La ambivalencia de los espejos
Escarbando en la cartelera de Netflix encontré una película cuyos diálogos se nutren de lo obvio, lo que está ante nuestros ojos que, por obvio, cuesta verlo, y casi siempre es revelador. En el clímax de una escena dramática la protagonista decía que “algunas cosas jamás pueden sentirse aunque uno trate de explicarlas”; sus cavilaciones, elementales en apariencia, aludían a la imposibilidad que tenemos los humanos de sentir lo que otro siente, de penetrar la percepción que tiene el otro de las cosas, considerando que cada cual está llevado a hacer su interpretación movido por los fantasmas del inconsciente, la estructura del individuo, la imposición de la cultura y los múltiples factores que configuran la individualidad.

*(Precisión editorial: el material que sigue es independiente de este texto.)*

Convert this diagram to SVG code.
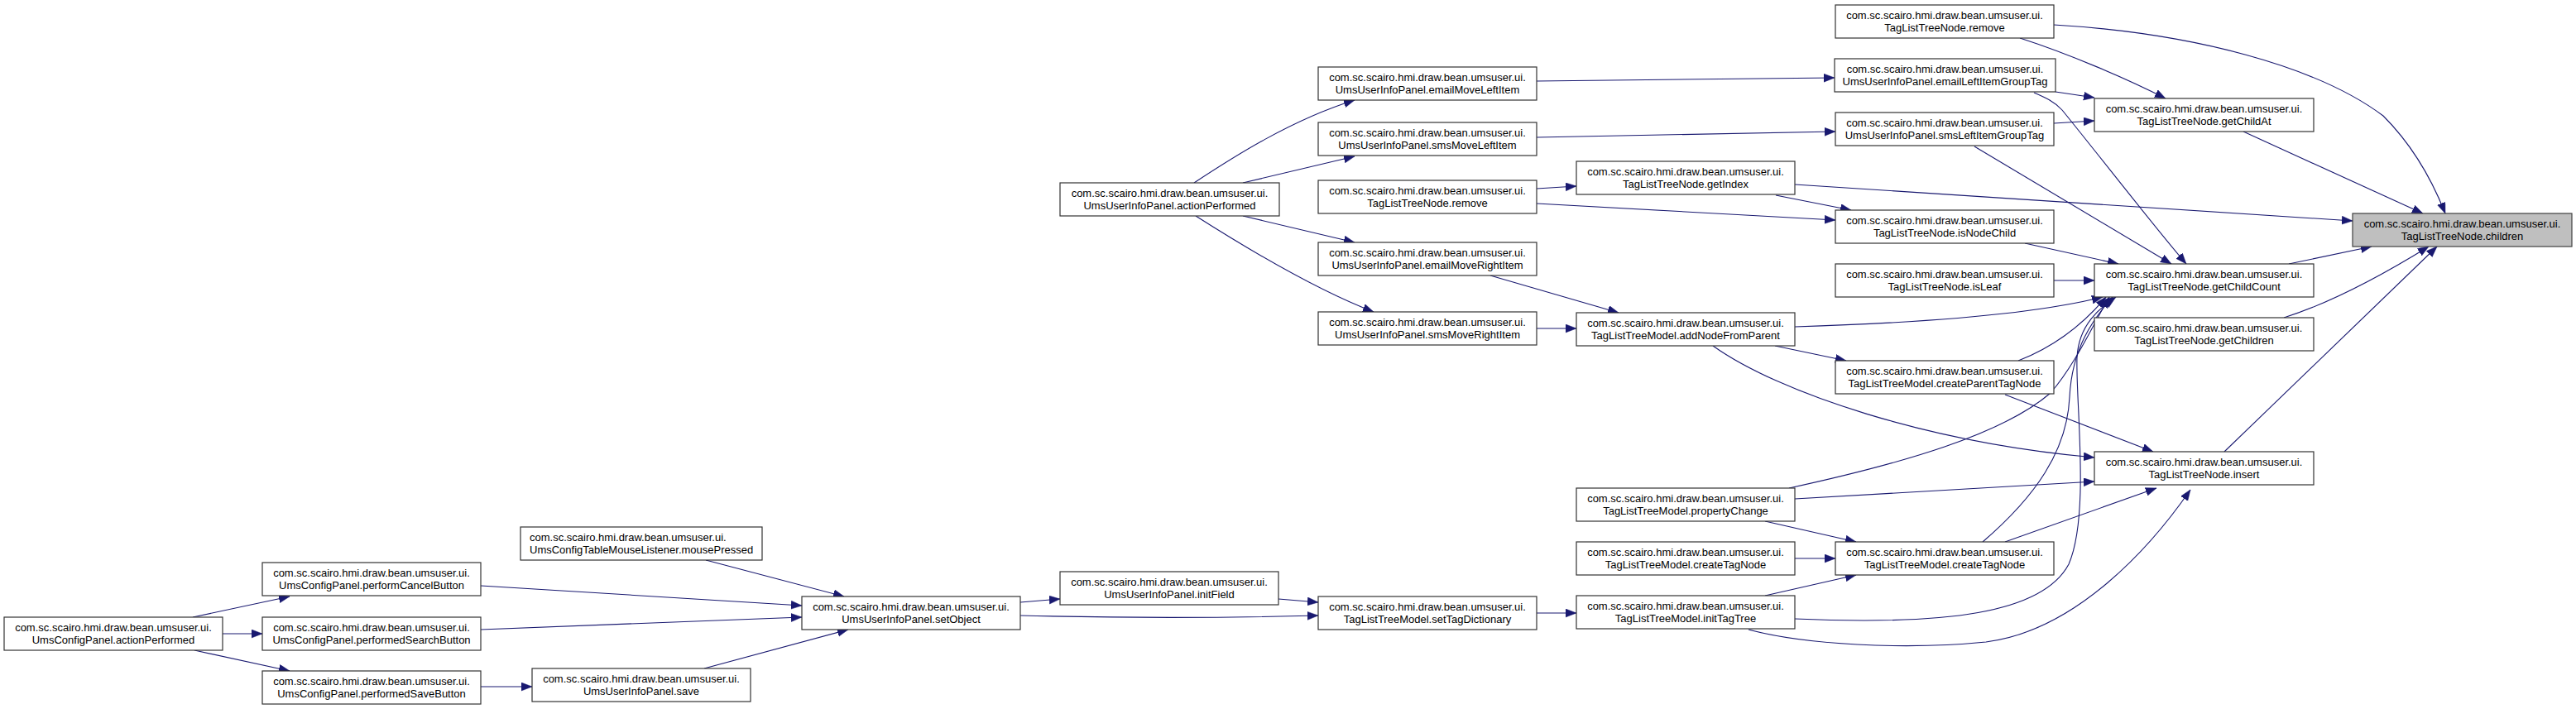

Los hechos ocurren en una de esas historias orientales ideadas para el disfrute sensual en las que el rigor de la iluminación, y la mesura del sonido entretejen delicada y brutalmente un argumento que, mediante diálogos sencillos, ofrece la posibilidad de internarse en los resquicios abisales de la condición humana y sorprendernos. Por cuanto el asombro es la chispa que enciende el mecanismo fisiológico de mis emociones, una frase me atrapó; la protagonista, refiriéndose a la limitación de un ingeniero para describir literariamente momentos de experiencia por poco mística, dijo escuetamente “un ingeniero… que cree que todos los espejos son iguales”. Y bien, quizá un ingeniero, un médico, un político o un contador puedan concebir los espejos como iguales sin que aquello signifique su descrédito, como tampoco debería redundar en ovación la comprensión que tienen otros de su ambivalencia simbólica. Somos una constelación diversa, seres de la experiencia y la percepción individual cuya subjetividad exige aunar fuerzas con miras a conciliar las diferencias.

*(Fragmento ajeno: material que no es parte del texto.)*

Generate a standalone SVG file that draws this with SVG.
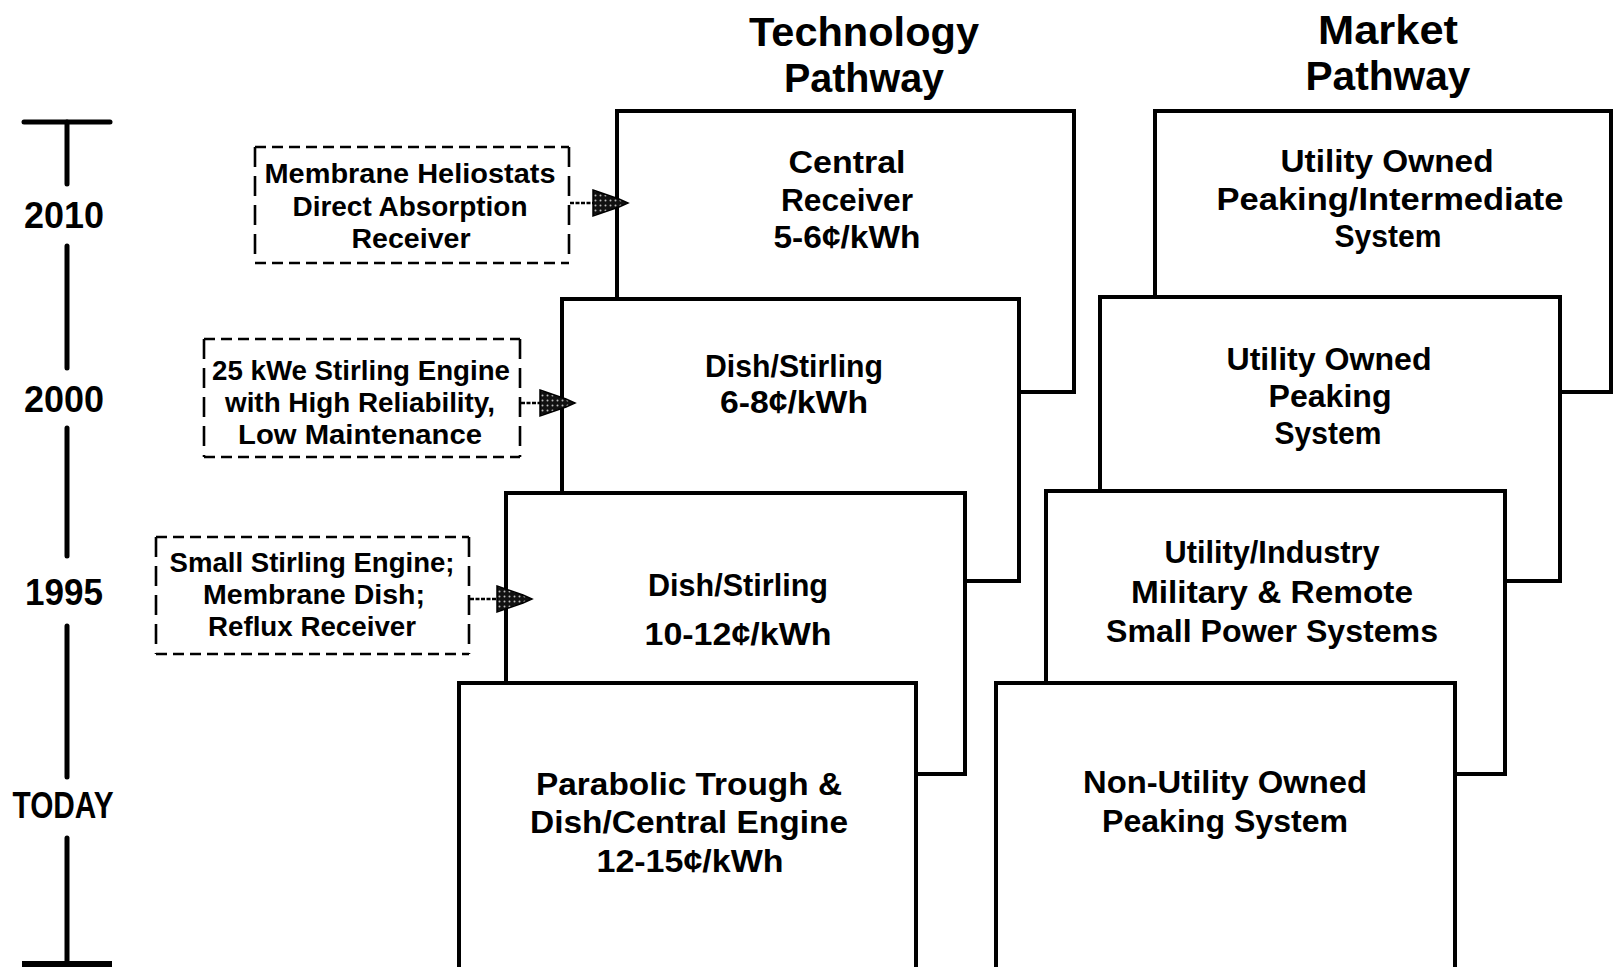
<svg xmlns="http://www.w3.org/2000/svg" width="1614" height="967" viewBox="0 0 1614 967">
<defs>
<style>
.bx{fill:#fff;stroke:#000;stroke-width:4}
.t{font-family:"Liberation Sans",Arial,sans-serif;font-weight:bold;fill:#000;text-anchor:middle}
.bt{font-size:32px}
.dt{font-size:27px}
.tt{font-size:40px}
.yl{font-size:36px}
.dh{fill:none;stroke:#000;stroke-width:2.6;stroke-dasharray:11 6}
.dv{fill:none;stroke:#000;stroke-width:2.6;stroke-dasharray:20 9}
.tl{stroke:#000;stroke-width:5;stroke-linecap:round}
.cl{stroke:#000;stroke-width:2.6;stroke-dasharray:4 1.5;fill:none}
.ah{fill:url(#stip);stroke:#000;stroke-width:1.5}
</style>
<pattern id="stip" width="5" height="5" patternUnits="userSpaceOnUse">
<rect width="5" height="5" fill="#111"/>
<circle cx="2.5" cy="2.5" r="1" fill="#bbb"/>
</pattern>
<path id="head" d="M0,-13 L26,-4 L35,0 L26,4 L0,13 Z"/>
</defs>
<rect width="1614" height="967" fill="#fff"/>

<g id="titles">
<text class="t tt" x="864" y="46" textLength="230" lengthAdjust="spacingAndGlyphs">Technology</text>
<text class="t tt" x="864" y="92" textLength="160" lengthAdjust="spacingAndGlyphs">Pathway</text>
<text class="t tt" x="1388" y="44" textLength="140" lengthAdjust="spacingAndGlyphs">Market</text>
<text class="t tt" x="1388" y="90" textLength="165" lengthAdjust="spacingAndGlyphs">Pathway</text>
</g>

<g id="timeline">
<line class="tl" x1="24" y1="122" x2="110" y2="122"/>
<line class="tl" x1="67" y1="122" x2="67" y2="184"/>
<line class="tl" x1="67" y1="246" x2="67" y2="368"/>
<line class="tl" x1="67" y1="428" x2="67" y2="556"/>
<line class="tl" x1="67" y1="626" x2="67" y2="777"/>
<line class="tl" x1="67" y1="838" x2="67" y2="964"/>
<line x1="22" y1="964" x2="112" y2="964" stroke="#000" stroke-width="6"/>
<text class="t yl" x="64" y="228" textLength="80" lengthAdjust="spacingAndGlyphs">2010</text>
<text class="t yl" x="64" y="412" textLength="80" lengthAdjust="spacingAndGlyphs">2000</text>
<text class="t yl" x="64" y="605" textLength="78" lengthAdjust="spacingAndGlyphs">1995</text>
<text class="t yl" x="63" y="818" textLength="101" lengthAdjust="spacingAndGlyphs">TODAY</text>
</g>

<g id="tech-central-receiver">
<rect class="bx" x="617" y="111" width="457" height="281"/>
<text class="t bt" x="847" y="173" textLength="117" lengthAdjust="spacingAndGlyphs">Central</text>
<text class="t bt" x="847" y="211" textLength="132" lengthAdjust="spacingAndGlyphs">Receiver</text>
<text class="t bt" x="847" y="248" textLength="147" lengthAdjust="spacingAndGlyphs">5-6¢/kWh</text>
</g>
<g id="tech-dish-stirling-2000">
<rect class="bx" x="562" y="299" width="457" height="282"/>
<text class="t bt" x="794" y="377" textLength="178" lengthAdjust="spacingAndGlyphs">Dish/Stirling</text>
<text class="t bt" x="794" y="413" textLength="148" lengthAdjust="spacingAndGlyphs">6-8¢/kWh</text>
</g>
<g id="tech-dish-stirling-1995">
<rect class="bx" x="506" y="493" width="459" height="281"/>
<text class="t bt" x="738" y="596" textLength="180" lengthAdjust="spacingAndGlyphs">Dish/Stirling</text>
<text class="t bt" x="738" y="645" textLength="187" lengthAdjust="spacingAndGlyphs">10-12¢/kWh</text>
</g>
<g id="tech-parabolic-trough">
<rect class="bx" x="459" y="683" width="457" height="290"/>
<text class="t bt" x="689" y="795" textLength="306" lengthAdjust="spacingAndGlyphs">Parabolic Trough &amp;</text>
<text class="t bt" x="689" y="833" textLength="318" lengthAdjust="spacingAndGlyphs">Dish/Central Engine</text>
<text class="t bt" x="690" y="872" textLength="187" lengthAdjust="spacingAndGlyphs">12-15¢/kWh</text>
</g>

<g id="market-peaking-intermediate">
<rect class="bx" x="1155" y="111" width="456" height="281"/>
<text class="t bt" x="1387" y="172" textLength="213" lengthAdjust="spacingAndGlyphs">Utility Owned</text>
<text class="t bt" x="1390" y="210" textLength="347" lengthAdjust="spacingAndGlyphs">Peaking/Intermediate</text>
<text class="t bt" x="1388" y="247" textLength="107" lengthAdjust="spacingAndGlyphs">System</text>
</g>
<g id="market-peaking">
<rect class="bx" x="1100" y="297" width="460" height="284"/>
<text class="t bt" x="1329" y="370" textLength="205" lengthAdjust="spacingAndGlyphs">Utility Owned</text>
<text class="t bt" x="1330" y="407" textLength="123" lengthAdjust="spacingAndGlyphs">Peaking</text>
<text class="t bt" x="1328" y="444" textLength="107" lengthAdjust="spacingAndGlyphs">System</text>
</g>
<g id="market-small-power">
<rect class="bx" x="1046" y="491" width="459" height="283"/>
<text class="t bt" x="1272" y="563" textLength="215" lengthAdjust="spacingAndGlyphs">Utility/Industry</text>
<text class="t bt" x="1272" y="603" textLength="282" lengthAdjust="spacingAndGlyphs">Military &amp; Remote</text>
<text class="t bt" x="1272" y="642" textLength="332" lengthAdjust="spacingAndGlyphs">Small Power Systems</text>
</g>
<g id="market-non-utility">
<rect class="bx" x="996" y="683" width="459" height="290"/>
<text class="t bt" x="1225" y="793" textLength="284" lengthAdjust="spacingAndGlyphs">Non-Utility Owned</text>
<text class="t bt" x="1225" y="832" textLength="246" lengthAdjust="spacingAndGlyphs">Peaking System</text>
</g>

<g id="input-heliostats">
<path class="dh" d="M255,147 H569 M255,263 H569"/>
<path class="dv" d="M255,147 V263 M569,147 V263"/>
<text class="t dt" x="410" y="183" textLength="291" lengthAdjust="spacingAndGlyphs">Membrane Heliostats</text>
<text class="t dt" x="410" y="216" textLength="235" lengthAdjust="spacingAndGlyphs">Direct Absorption</text>
<text class="t dt" x="411" y="248" textLength="119" lengthAdjust="spacingAndGlyphs">Receiver</text>
</g>
<g id="input-25kwe">
<path class="dh" d="M204,339 H520 M204,457 H520"/>
<path class="dv" d="M204,339 V457 M520,339 V457"/>
<text class="t dt" x="361" y="380" textLength="298" lengthAdjust="spacingAndGlyphs">25 kWe Stirling Engine</text>
<text class="t dt" x="360" y="412" textLength="270" lengthAdjust="spacingAndGlyphs">with High Reliability,</text>
<text class="t dt" x="360" y="444" textLength="244" lengthAdjust="spacingAndGlyphs">Low Maintenance</text>
</g>
<g id="input-small-stirling">
<path class="dh" d="M156,537 H469 M156,654 H469"/>
<path class="dv" d="M156,537 V654 M469,537 V654"/>
<text class="t dt" x="312" y="572" textLength="285" lengthAdjust="spacingAndGlyphs">Small Stirling Engine;</text>
<text class="t dt" x="314" y="604" textLength="222" lengthAdjust="spacingAndGlyphs">Membrane Dish;</text>
<text class="t dt" x="312" y="636" textLength="208" lengthAdjust="spacingAndGlyphs">Reflux Receiver</text>
</g>

<g id="connectors">
<line class="cl" x1="570" y1="203" x2="594" y2="203"/>
<use href="#head" class="ah" transform="translate(593,203)"/>
<line class="cl" x1="521" y1="403" x2="541" y2="403"/>
<use href="#head" class="ah" transform="translate(540,403)"/>
<line class="cl" x1="470" y1="599" x2="498" y2="599"/>
<use href="#head" class="ah" transform="translate(497,599)"/>
</g>
</svg>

Si algo positivo nos dejaron los cuatro años de negociaciones de paz que felizmente concluyeron el lunes en Cartagena, ha sido que más allá de sujetos sintientes comenzamos a reconocernos como sujetos pensantes en posición de someterse a ciertos límites que impone el reconocimiento del otro. Hubo concesiones de ambas partes, aprendemos a pactar –que es el fundamento de una sociedad que aspira a la convivencia pacífica–, aunque también fue patente que para un sector de la población, la negociación solo es posible si ella parte de la inobjetable aceptación de sus premisas.
De manera que, en el largo y espinoso proceso de reconstrucción que requiere el país, constituye un gran reto disponerse a respetar a quienes una desmesurada subjetividad lleva a considerar que todos los espejos son iguales pero, además, deben reflejar su narcisismo rampante. Quizá otra de las lecciones que quedan de este proceso perturbador sea que muchos colombianos aprendimos a avistar lo que ocurre en los resquicios abisales de la condición humana, donde el caos aún persiste.